# Supplied information
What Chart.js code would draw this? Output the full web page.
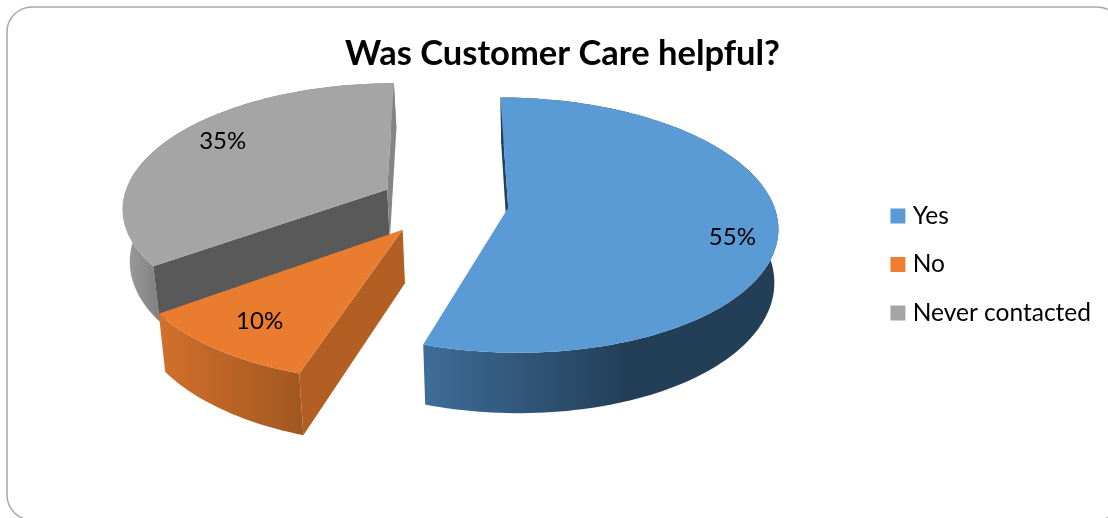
<!DOCTYPE html>
<html>
<head>
<meta charset="utf-8">
<style>
  html, body { margin: 0; padding: 0; background: #fff; overflow: hidden; }
  #wrap { position: absolute; left: 0; top: 0; width: 1108px; height: 518px; }
</style>
<script src="https://cdn.jsdelivr.net/npm/chart.js@4"></script>
</head>
<body>
<div id="wrap"><canvas id="chart" width="1108" height="518"></canvas></div>
<script>
// Survey answers
const categories = ['Yes', 'No', 'Never contacted'];
const shares = [55, 10, 35];
const titleText = 'Was Customer Care helpful?';

// Face and side colours of each slice
const topColors = ['#5b9bd5', '#ea7c30', '#a5a5a5'];
const legendColors = ['#5b9bd5', '#ed7d31', '#a5a5a5'];
const startWallColors = ['#24405a', '#b35f24', '#595959'];
const endWallColors = ['#24405a', '#b35f24', '#858585'];
const rimStops = [
  [[422, '#3f6d9a'], [625, '#233f58'], [780, '#233f58']],
  [[160, '#d2702c'], [298, '#a25820']],
  [[121, '#a0a0a0'], [160, '#7f7f7f']]
];

// Label placement inside each slice: fraction of the sweep and of the radius
const labelSweep = [0.535, 0.5, 0.54];
const labelRadius = [0.84, 0.79, 0.8];

// Tilted view of the pie: a unit disc projected with some perspective
const view = { cx: 444, cy: 203, rx: 265, ry: 124, persp: 0.135, depth: 52, vanishX: 540, shrink: 0.983 };
const explode = [0.244, 0.258, 0.244];

function project(u, v, lowered) {
  const f = 1 / (1 - view.persp * v);
  let x = view.cx + view.rx * u * f;
  let y = view.cy + view.ry * v * f;
  if (lowered) {
    x = view.vanishX + (x - view.vanishX) * view.shrink;
    y += view.depth * f;
  }
  return [x, y];
}

function tracePolygon(ctx, pts) {
  ctx.beginPath();
  pts.forEach((p, i) => (i ? ctx.lineTo(p[0], p[1]) : ctx.moveTo(p[0], p[1])));
  ctx.closePath();
}

function signedArea(pts) {
  let s = 0;
  pts.forEach((p, i) => {
    const q = pts[(i + 1) % pts.length];
    s += p[0] * q[1] - q[0] * p[1];
  });
  return s;
}

// Slice geometry from a Chart.js arc element
function sliceGeometry(arc, i) {
  const { startAngle, endAngle } = arc.getProps(['startAngle', 'endAngle'], true);
  const mid = (startAngle + endAngle) / 2;
  const ou = Math.cos(mid) * explode[i];
  const ov = Math.sin(mid) * explode[i];
  const steps = Math.max(12, Math.round((endAngle - startAngle) * 40));
  const rimUV = [];
  for (let k = 0; k <= steps; k++) {
    const a = startAngle + (endAngle - startAngle) * k / steps;
    rimUV.push([ou + Math.cos(a), ov + Math.sin(a)]);
  }
  return { startAngle, endAngle, ou, ov, rimUV };
}

function drawSlice(ctx, arc, i) {
  const g = sliceGeometry(arc, i);
  const topRim = g.rimUV.map(p => project(p[0], p[1], false));
  const lowRim = g.rimUV.map(p => project(p[0], p[1], true));
  const apexTop = project(g.ou, g.ov, false);
  const apexLow = project(g.ou, g.ov, true);

  // Outer rim, shaded from left to right
  const stops = rimStops[i];
  const x0 = stops[0][0], x1 = stops[stops.length - 1][0];
  const grad = ctx.createLinearGradient(x0, 0, x1, 0);
  stops.forEach(s => grad.addColorStop((s[0] - x0) / (x1 - x0), s[1]));
  ctx.fillStyle = grad;
  tracePolygon(ctx, topRim.concat(lowRim.slice().reverse()));
  ctx.fill();

  // Cut faces, only when they turn toward the viewer
  const startWall = [apexTop, topRim[0], lowRim[0], apexLow];
  const n = topRim.length - 1;
  const endWall = [apexTop, topRim[n], lowRim[n], apexLow];
  if (signedArea(startWall) < 0) {
    ctx.fillStyle = startWallColors[i];
    tracePolygon(ctx, startWall);
    ctx.fill();
  }
  if (signedArea(endWall) > 0) {
    ctx.fillStyle = endWallColors[i];
    tracePolygon(ctx, endWall);
    ctx.fill();
  }

  // Top face
  ctx.fillStyle = topColors[i];
  tracePolygon(ctx, [apexTop].concat(topRim));
  ctx.fill();
}

function drawLabel(ctx, arc, i, total) {
  const g = sliceGeometry(arc, i);
  const a = g.startAngle + (g.endAngle - g.startAngle) * labelSweep[i];
  const p = project(g.ou + Math.cos(a) * labelRadius[i], g.ov + Math.sin(a) * labelRadius[i], false);
  ctx.fillStyle = '#000';
  ctx.font = '24px Lato';
  ctx.textAlign = 'center';
  ctx.textBaseline = 'middle';
  ctx.fillText(Math.round(shares[i] / total * 100) + '%', p[0], p[1]);
}

const pie3d = {
  id: 'pie3d',
  beforeDraw(chart) {
    // Rounded frame that runs past the right and bottom edges
    const ctx = chart.ctx;
    ctx.save();
    ctx.strokeStyle = '#a8a8a8';
    ctx.lineWidth = 1.5;
    ctx.beginPath();
    ctx.roundRect(7, 7, 1115, 513, 25);
    ctx.stroke();
    ctx.restore();
  },
  beforeDatasetDraw(chart, args) {
    const ctx = chart.ctx;
    const arcs = args.meta.data;
    const total = shares.reduce((a, b) => a + b, 0);
    ctx.save();
    // Back to front
    [2, 0, 1].forEach(i => drawSlice(ctx, arcs[i], i));
    arcs.forEach((arc, i) => drawLabel(ctx, arc, i, total));
    ctx.restore();
    return false;
  }
};

new Chart(document.getElementById('chart'), {
  type: 'pie',
  data: {
    labels: categories,
    datasets: [{ data: shares, backgroundColor: legendColors, borderWidth: 0 }]
  },
  plugins: [pie3d],
  options: {
    responsive: false,
    animation: false,
    rotation: 0,
    layout: { padding: { left: 24, right: 7, top: 11, bottom: 0 } },
    plugins: {
      tooltip: { enabled: false },
      title: {
        display: true,
        text: titleText,
        color: '#000',
        font: { family: 'Lato', size: 34.5, weight: 'bold' },
        padding: { top: 22, bottom: 10 }
      },
      legend: {
        position: 'right',
        labels: {
          color: '#000',
          font: { family: 'Lato', size: 24.5 },
          boxWidth: 5,
          boxHeight: 15,
          usePointStyle: true,
          pointStyle: 'rect',
          padding: 24
        }
      }
    }
  }
});
</script>
</body>
</html>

# Your task
From the material above, copy everything exactly but the pictures.

# Answer to the task
What Chart.js code would draw this? Output the full web page.
<!DOCTYPE html>
<html>
<head>
<meta charset="utf-8">
<style>
  html, body { margin: 0; padding: 0; background: #fff; overflow: hidden; }
  #wrap { position: absolute; left: 0; top: 0; width: 1108px; height: 518px; }
</style>
<script src="https://cdn.jsdelivr.net/npm/chart.js@4"></script>
</head>
<body>
<div id="wrap"><canvas id="chart" width="1108" height="518"></canvas></div>
<script>
// Survey answers
const categories = ['Yes', 'No', 'Never contacted'];
const shares = [55, 10, 35];
const titleText = 'Was Customer Care helpful?';

// Face and side colours of each slice
const topColors = ['#5b9bd5', '#ea7c30', '#a5a5a5'];
const legendColors = ['#5b9bd5', '#ed7d31', '#a5a5a5'];
const startWallColors = ['#24405a', '#b35f24', '#595959'];
const endWallColors = ['#24405a', '#b35f24', '#858585'];
const rimStops = [
  [[422, '#3f6d9a'], [625, '#233f58'], [780, '#233f58']],
  [[160, '#d2702c'], [298, '#a25820']],
  [[121, '#a0a0a0'], [160, '#7f7f7f']]
];

// Label placement inside each slice: fraction of the sweep and of the radius
const labelSweep = [0.535, 0.5, 0.54];
const labelRadius = [0.84, 0.79, 0.8];

// Tilted view of the pie: a unit disc projected with some perspective
const view = { cx: 444, cy: 203, rx: 265, ry: 124, persp: 0.135, depth: 52, vanishX: 540, shrink: 0.983 };
const explode = [0.244, 0.258, 0.244];

function project(u, v, lowered) {
  const f = 1 / (1 - view.persp * v);
  let x = view.cx + view.rx * u * f;
  let y = view.cy + view.ry * v * f;
  if (lowered) {
    x = view.vanishX + (x - view.vanishX) * view.shrink;
    y += view.depth * f;
  }
  return [x, y];
}

function tracePolygon(ctx, pts) {
  ctx.beginPath();
  pts.forEach((p, i) => (i ? ctx.lineTo(p[0], p[1]) : ctx.moveTo(p[0], p[1])));
  ctx.closePath();
}

function signedArea(pts) {
  let s = 0;
  pts.forEach((p, i) => {
    const q = pts[(i + 1) % pts.length];
    s += p[0] * q[1] - q[0] * p[1];
  });
  return s;
}

// Slice geometry from a Chart.js arc element
function sliceGeometry(arc, i) {
  const { startAngle, endAngle } = arc.getProps(['startAngle', 'endAngle'], true);
  const mid = (startAngle + endAngle) / 2;
  const ou = Math.cos(mid) * explode[i];
  const ov = Math.sin(mid) * explode[i];
  const steps = Math.max(12, Math.round((endAngle - startAngle) * 40));
  const rimUV = [];
  for (let k = 0; k <= steps; k++) {
    const a = startAngle + (endAngle - startAngle) * k / steps;
    rimUV.push([ou + Math.cos(a), ov + Math.sin(a)]);
  }
  return { startAngle, endAngle, ou, ov, rimUV };
}

function drawSlice(ctx, arc, i) {
  const g = sliceGeometry(arc, i);
  const topRim = g.rimUV.map(p => project(p[0], p[1], false));
  const lowRim = g.rimUV.map(p => project(p[0], p[1], true));
  const apexTop = project(g.ou, g.ov, false);
  const apexLow = project(g.ou, g.ov, true);

  // Outer rim, shaded from left to right
  const stops = rimStops[i];
  const x0 = stops[0][0], x1 = stops[stops.length - 1][0];
  const grad = ctx.createLinearGradient(x0, 0, x1, 0);
  stops.forEach(s => grad.addColorStop((s[0] - x0) / (x1 - x0), s[1]));
  ctx.fillStyle = grad;
  tracePolygon(ctx, topRim.concat(lowRim.slice().reverse()));
  ctx.fill();

  // Cut faces, only when they turn toward the viewer
  const startWall = [apexTop, topRim[0], lowRim[0], apexLow];
  const n = topRim.length - 1;
  const endWall = [apexTop, topRim[n], lowRim[n], apexLow];
  if (signedArea(startWall) < 0) {
    ctx.fillStyle = startWallColors[i];
    tracePolygon(ctx, startWall);
    ctx.fill();
  }
  if (signedArea(endWall) > 0) {
    ctx.fillStyle = endWallColors[i];
    tracePolygon(ctx, endWall);
    ctx.fill();
  }

  // Top face
  ctx.fillStyle = topColors[i];
  tracePolygon(ctx, [apexTop].concat(topRim));
  ctx.fill();
}

function drawLabel(ctx, arc, i, total) {
  const g = sliceGeometry(arc, i);
  const a = g.startAngle + (g.endAngle - g.startAngle) * labelSweep[i];
  const p = project(g.ou + Math.cos(a) * labelRadius[i], g.ov + Math.sin(a) * labelRadius[i], false);
  ctx.fillStyle = '#000';
  ctx.font = '24px Lato';
  ctx.textAlign = 'center';
  ctx.textBaseline = 'middle';
  ctx.fillText(Math.round(shares[i] / total * 100) + '%', p[0], p[1]);
}

const pie3d = {
  id: 'pie3d',
  beforeDraw(chart) {
    // Rounded frame that runs past the right and bottom edges
    const ctx = chart.ctx;
    ctx.save();
    ctx.strokeStyle = '#a8a8a8';
    ctx.lineWidth = 1.5;
    ctx.beginPath();
    ctx.roundRect(7, 7, 1115, 513, 25);
    ctx.stroke();
    ctx.restore();
  },
  beforeDatasetDraw(chart, args) {
    const ctx = chart.ctx;
    const arcs = args.meta.data;
    const total = shares.reduce((a, b) => a + b, 0);
    ctx.save();
    // Back to front
    [2, 0, 1].forEach(i => drawSlice(ctx, arcs[i], i));
    arcs.forEach((arc, i) => drawLabel(ctx, arc, i, total));
    ctx.restore();
    return false;
  }
};

new Chart(document.getElementById('chart'), {
  type: 'pie',
  data: {
    labels: categories,
    datasets: [{ data: shares, backgroundColor: legendColors, borderWidth: 0 }]
  },
  plugins: [pie3d],
  options: {
    responsive: false,
    animation: false,
    rotation: 0,
    layout: { padding: { left: 24, right: 7, top: 11, bottom: 0 } },
    plugins: {
      tooltip: { enabled: false },
      title: {
        display: true,
        text: titleText,
        color: '#000',
        font: { family: 'Lato', size: 34.5, weight: 'bold' },
        padding: { top: 22, bottom: 10 }
      },
      legend: {
        position: 'right',
        labels: {
          color: '#000',
          font: { family: 'Lato', size: 24.5 },
          boxWidth: 5,
          boxHeight: 15,
          usePointStyle: true,
          pointStyle: 'rect',
          padding: 24
        }
      }
    }
  }
});
</script>
</body>
</html>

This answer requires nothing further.